[Records from a collection]
▽

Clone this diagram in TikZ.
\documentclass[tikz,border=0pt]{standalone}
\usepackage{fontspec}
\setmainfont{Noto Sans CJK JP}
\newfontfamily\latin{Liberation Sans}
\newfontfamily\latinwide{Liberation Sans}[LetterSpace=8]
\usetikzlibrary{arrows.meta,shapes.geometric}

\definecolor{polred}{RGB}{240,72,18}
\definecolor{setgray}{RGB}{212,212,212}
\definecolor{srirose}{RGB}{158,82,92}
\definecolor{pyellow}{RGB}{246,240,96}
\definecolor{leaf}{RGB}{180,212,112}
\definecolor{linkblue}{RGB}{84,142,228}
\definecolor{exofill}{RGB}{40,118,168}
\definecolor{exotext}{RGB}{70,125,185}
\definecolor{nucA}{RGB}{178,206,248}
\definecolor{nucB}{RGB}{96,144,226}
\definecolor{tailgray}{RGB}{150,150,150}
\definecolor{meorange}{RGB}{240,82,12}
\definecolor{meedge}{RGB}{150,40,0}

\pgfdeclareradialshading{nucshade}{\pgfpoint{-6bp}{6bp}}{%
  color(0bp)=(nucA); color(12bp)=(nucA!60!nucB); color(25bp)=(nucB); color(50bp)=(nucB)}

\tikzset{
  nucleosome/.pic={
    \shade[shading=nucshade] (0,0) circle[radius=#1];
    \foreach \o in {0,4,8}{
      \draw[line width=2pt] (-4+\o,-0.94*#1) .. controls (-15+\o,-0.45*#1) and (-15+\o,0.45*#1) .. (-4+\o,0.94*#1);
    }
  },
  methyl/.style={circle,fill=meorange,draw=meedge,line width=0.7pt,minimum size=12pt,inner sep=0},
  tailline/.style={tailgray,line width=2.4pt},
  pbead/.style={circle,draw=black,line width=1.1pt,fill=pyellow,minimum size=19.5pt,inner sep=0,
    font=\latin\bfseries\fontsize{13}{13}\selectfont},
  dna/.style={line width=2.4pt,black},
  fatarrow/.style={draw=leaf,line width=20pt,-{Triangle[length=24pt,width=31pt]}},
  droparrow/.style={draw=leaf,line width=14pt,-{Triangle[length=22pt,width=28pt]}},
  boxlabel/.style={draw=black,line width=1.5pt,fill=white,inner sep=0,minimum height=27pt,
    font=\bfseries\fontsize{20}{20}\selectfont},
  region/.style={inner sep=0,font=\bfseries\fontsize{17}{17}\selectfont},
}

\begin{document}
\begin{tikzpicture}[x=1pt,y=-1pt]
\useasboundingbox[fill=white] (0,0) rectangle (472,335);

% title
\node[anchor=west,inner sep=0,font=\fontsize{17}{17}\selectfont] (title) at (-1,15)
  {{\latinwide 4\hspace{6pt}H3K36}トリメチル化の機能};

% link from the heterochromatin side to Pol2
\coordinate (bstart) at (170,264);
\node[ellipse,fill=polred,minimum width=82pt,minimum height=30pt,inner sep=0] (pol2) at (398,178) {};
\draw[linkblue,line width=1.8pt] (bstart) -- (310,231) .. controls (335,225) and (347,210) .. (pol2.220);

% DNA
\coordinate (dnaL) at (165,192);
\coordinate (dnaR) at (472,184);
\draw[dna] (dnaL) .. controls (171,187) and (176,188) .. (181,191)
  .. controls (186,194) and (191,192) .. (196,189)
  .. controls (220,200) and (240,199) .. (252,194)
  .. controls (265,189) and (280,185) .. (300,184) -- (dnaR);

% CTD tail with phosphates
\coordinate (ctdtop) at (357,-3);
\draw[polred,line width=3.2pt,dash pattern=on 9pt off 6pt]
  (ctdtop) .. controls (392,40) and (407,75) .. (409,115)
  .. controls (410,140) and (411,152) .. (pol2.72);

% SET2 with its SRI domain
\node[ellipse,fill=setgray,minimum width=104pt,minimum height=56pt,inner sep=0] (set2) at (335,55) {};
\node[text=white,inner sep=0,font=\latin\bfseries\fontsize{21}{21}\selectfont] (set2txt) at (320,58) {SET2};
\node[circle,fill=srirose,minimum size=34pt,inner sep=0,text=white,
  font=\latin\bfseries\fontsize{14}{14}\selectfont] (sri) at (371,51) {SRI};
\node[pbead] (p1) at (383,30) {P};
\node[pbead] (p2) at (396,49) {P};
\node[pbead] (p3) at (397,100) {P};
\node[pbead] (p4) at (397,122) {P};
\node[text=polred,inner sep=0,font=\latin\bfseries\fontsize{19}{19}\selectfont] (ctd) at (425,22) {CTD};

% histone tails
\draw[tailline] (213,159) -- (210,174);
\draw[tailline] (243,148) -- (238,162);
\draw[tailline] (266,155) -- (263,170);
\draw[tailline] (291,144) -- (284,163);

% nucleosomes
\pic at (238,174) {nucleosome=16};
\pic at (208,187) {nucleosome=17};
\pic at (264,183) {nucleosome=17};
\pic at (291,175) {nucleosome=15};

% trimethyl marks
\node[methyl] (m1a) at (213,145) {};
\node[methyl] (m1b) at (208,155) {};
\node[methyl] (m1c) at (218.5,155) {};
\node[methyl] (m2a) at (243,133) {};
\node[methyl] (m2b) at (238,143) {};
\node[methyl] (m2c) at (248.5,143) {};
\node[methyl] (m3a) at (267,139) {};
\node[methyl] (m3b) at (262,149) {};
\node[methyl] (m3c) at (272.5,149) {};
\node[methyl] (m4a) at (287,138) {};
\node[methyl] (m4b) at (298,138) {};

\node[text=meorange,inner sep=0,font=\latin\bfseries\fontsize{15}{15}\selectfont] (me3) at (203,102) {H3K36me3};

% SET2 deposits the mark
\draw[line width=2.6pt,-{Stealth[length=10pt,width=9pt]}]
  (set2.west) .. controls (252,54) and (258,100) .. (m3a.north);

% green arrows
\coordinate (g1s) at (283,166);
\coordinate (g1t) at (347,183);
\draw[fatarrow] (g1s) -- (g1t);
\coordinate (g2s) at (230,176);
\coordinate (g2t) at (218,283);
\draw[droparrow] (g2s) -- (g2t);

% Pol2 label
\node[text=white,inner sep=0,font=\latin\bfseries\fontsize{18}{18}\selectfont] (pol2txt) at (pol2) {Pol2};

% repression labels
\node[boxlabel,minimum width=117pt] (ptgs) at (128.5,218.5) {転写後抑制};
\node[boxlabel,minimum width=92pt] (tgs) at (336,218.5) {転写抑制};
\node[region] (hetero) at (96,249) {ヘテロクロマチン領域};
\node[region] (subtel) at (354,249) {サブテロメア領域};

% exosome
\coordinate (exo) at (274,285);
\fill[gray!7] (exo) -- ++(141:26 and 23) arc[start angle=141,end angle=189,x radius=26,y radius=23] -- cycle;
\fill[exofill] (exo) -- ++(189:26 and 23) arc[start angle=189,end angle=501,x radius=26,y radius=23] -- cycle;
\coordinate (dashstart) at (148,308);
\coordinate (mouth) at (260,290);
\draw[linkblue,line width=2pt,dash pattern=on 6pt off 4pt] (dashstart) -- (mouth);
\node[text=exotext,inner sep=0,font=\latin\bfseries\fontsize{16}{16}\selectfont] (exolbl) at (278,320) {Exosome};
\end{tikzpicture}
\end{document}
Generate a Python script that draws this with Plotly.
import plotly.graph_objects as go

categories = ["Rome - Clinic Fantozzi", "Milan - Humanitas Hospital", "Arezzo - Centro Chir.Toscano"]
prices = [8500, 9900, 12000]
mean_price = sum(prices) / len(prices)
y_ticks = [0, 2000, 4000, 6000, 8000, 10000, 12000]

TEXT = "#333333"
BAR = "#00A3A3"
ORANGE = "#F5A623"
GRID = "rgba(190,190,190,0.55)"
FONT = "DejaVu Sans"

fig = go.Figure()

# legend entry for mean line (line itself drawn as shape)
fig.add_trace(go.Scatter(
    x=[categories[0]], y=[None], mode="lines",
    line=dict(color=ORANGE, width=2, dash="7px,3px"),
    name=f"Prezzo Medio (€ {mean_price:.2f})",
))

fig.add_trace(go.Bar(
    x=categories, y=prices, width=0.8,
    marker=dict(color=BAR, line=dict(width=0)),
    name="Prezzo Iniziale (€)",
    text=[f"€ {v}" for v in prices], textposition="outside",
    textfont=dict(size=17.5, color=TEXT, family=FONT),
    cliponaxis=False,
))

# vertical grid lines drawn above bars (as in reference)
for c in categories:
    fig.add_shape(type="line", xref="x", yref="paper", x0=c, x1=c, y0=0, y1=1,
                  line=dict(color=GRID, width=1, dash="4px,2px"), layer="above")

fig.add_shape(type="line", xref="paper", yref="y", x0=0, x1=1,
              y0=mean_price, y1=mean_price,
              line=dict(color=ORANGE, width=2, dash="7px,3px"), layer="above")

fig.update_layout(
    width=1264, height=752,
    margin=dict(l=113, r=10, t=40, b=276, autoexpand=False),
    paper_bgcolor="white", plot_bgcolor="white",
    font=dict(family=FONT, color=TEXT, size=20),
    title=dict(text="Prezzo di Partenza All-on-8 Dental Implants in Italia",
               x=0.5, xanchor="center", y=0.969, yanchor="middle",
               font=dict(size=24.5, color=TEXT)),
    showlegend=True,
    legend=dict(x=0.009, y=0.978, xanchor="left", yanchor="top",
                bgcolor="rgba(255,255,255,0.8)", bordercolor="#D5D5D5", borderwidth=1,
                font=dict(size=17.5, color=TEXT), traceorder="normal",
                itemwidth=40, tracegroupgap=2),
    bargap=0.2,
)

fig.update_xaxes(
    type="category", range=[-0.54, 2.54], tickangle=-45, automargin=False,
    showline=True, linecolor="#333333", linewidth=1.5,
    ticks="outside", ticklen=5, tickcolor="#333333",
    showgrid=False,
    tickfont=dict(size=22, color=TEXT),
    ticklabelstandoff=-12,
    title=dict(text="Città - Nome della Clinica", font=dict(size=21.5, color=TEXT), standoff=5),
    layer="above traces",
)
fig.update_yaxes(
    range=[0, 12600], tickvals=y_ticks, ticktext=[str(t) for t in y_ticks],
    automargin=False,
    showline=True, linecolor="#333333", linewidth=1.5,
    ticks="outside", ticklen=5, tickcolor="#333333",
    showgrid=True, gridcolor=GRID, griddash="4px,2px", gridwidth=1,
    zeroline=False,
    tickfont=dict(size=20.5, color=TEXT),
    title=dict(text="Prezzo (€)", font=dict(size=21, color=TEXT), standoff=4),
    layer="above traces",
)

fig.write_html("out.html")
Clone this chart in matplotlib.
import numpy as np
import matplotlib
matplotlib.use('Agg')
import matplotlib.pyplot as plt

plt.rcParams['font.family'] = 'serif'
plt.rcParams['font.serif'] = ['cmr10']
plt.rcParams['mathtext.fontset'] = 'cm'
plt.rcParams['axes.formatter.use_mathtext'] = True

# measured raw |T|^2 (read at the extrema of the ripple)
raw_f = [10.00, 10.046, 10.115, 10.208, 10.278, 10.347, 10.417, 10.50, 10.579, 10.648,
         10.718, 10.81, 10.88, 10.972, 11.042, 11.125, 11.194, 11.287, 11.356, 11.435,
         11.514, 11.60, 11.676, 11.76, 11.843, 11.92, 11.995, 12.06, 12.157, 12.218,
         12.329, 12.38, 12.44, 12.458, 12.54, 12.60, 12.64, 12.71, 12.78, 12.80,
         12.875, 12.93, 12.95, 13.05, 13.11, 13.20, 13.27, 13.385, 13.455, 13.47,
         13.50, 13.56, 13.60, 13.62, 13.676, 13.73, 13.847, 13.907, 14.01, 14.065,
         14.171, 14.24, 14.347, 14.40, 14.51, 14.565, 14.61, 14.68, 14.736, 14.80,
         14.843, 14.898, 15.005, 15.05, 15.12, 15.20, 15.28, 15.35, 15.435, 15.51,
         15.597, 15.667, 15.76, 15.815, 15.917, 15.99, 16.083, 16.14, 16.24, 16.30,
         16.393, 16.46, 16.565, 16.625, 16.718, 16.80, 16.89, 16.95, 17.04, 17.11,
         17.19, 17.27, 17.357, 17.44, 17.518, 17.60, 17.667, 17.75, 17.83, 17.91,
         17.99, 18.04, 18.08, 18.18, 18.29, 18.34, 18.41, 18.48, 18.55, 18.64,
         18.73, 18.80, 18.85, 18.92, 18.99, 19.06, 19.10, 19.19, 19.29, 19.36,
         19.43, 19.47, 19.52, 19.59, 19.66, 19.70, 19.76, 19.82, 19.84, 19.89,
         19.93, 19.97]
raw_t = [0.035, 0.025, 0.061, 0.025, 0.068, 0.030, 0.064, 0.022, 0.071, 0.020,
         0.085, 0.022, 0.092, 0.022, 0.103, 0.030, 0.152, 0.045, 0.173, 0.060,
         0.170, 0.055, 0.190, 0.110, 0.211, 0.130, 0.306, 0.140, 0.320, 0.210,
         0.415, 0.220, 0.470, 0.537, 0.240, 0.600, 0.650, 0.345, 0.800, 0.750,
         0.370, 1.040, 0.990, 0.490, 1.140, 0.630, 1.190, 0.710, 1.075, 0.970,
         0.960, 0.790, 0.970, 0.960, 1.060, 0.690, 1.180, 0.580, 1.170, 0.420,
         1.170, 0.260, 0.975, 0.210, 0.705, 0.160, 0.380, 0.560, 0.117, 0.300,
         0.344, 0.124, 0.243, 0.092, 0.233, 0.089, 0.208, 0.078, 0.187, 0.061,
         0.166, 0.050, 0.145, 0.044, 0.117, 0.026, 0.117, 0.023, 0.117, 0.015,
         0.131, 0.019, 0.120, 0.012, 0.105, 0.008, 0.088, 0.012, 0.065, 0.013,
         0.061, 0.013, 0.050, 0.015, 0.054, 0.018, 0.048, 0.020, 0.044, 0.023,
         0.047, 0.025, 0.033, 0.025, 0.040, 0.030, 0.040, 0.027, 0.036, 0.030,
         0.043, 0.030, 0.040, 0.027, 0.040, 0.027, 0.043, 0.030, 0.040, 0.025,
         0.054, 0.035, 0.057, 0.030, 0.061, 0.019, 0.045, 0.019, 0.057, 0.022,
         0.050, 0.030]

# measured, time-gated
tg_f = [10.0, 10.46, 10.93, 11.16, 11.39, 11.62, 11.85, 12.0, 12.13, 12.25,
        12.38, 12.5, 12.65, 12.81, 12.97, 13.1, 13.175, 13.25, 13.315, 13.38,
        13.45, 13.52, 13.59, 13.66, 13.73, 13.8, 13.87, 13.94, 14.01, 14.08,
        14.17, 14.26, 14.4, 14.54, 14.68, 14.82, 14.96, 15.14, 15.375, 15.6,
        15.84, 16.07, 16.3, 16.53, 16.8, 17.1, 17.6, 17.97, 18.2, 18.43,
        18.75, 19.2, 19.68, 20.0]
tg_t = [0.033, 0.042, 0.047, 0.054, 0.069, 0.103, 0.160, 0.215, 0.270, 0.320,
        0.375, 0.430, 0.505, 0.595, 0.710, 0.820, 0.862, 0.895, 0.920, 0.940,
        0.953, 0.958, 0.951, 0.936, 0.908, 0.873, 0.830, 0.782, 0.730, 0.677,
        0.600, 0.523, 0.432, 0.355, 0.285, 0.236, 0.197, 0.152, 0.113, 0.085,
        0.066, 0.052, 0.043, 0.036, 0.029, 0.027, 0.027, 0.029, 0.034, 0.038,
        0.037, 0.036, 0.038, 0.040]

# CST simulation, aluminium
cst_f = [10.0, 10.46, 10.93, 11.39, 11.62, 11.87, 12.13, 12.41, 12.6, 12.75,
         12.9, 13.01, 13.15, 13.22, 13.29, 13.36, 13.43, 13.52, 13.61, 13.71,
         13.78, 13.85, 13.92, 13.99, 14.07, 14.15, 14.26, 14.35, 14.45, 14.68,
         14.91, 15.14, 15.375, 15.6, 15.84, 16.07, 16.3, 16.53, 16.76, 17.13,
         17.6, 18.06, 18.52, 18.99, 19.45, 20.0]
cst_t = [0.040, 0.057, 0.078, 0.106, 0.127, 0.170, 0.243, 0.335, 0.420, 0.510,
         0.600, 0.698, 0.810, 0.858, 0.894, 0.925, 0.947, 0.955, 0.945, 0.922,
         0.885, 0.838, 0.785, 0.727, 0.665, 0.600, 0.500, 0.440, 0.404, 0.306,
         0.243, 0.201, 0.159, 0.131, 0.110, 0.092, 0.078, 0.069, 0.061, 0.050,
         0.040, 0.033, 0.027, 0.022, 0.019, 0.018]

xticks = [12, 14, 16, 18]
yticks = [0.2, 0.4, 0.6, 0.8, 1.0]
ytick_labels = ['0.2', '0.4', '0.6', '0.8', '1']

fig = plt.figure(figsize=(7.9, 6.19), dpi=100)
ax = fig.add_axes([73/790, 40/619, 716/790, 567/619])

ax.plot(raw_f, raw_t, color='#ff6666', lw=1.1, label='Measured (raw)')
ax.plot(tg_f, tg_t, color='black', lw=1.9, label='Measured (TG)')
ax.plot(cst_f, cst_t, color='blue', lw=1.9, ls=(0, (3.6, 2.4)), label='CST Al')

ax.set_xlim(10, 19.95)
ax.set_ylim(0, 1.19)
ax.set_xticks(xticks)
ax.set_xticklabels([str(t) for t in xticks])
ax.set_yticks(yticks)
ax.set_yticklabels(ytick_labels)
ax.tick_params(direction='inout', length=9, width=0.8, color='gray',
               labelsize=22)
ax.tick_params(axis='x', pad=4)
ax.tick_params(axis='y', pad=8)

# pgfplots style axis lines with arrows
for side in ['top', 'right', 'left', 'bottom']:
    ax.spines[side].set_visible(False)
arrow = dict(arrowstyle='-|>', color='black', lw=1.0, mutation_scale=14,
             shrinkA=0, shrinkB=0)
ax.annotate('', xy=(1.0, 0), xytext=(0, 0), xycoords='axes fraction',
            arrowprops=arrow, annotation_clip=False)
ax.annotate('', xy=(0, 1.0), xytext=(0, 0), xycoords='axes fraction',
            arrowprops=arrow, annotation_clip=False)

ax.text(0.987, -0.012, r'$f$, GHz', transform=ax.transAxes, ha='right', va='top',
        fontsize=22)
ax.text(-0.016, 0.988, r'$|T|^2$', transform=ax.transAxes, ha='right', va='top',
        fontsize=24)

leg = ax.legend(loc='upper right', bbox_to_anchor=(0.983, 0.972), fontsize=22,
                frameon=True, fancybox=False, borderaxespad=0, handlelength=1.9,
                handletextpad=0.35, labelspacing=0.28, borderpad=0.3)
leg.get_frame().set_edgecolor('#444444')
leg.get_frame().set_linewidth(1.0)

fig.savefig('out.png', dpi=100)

△

* Work to do:
Starting at the line that holds "Generate a Python", copy each line exactly and stop after the line that holds "fig = go.Figure()".

* Output below:
Generate a Python script that draws this with Plotly.
import plotly.graph_objects as go

categories = ["Rome - Clinic Fantozzi", "Milan - Humanitas Hospital", "Arezzo - Centro Chir.Toscano"]
prices = [8500, 9900, 12000]
mean_price = sum(prices) / len(prices)
y_ticks = [0, 2000, 4000, 6000, 8000, 10000, 12000]

TEXT = "#333333"
BAR = "#00A3A3"
ORANGE = "#F5A623"
GRID = "rgba(190,190,190,0.55)"
FONT = "DejaVu Sans"

fig = go.Figure()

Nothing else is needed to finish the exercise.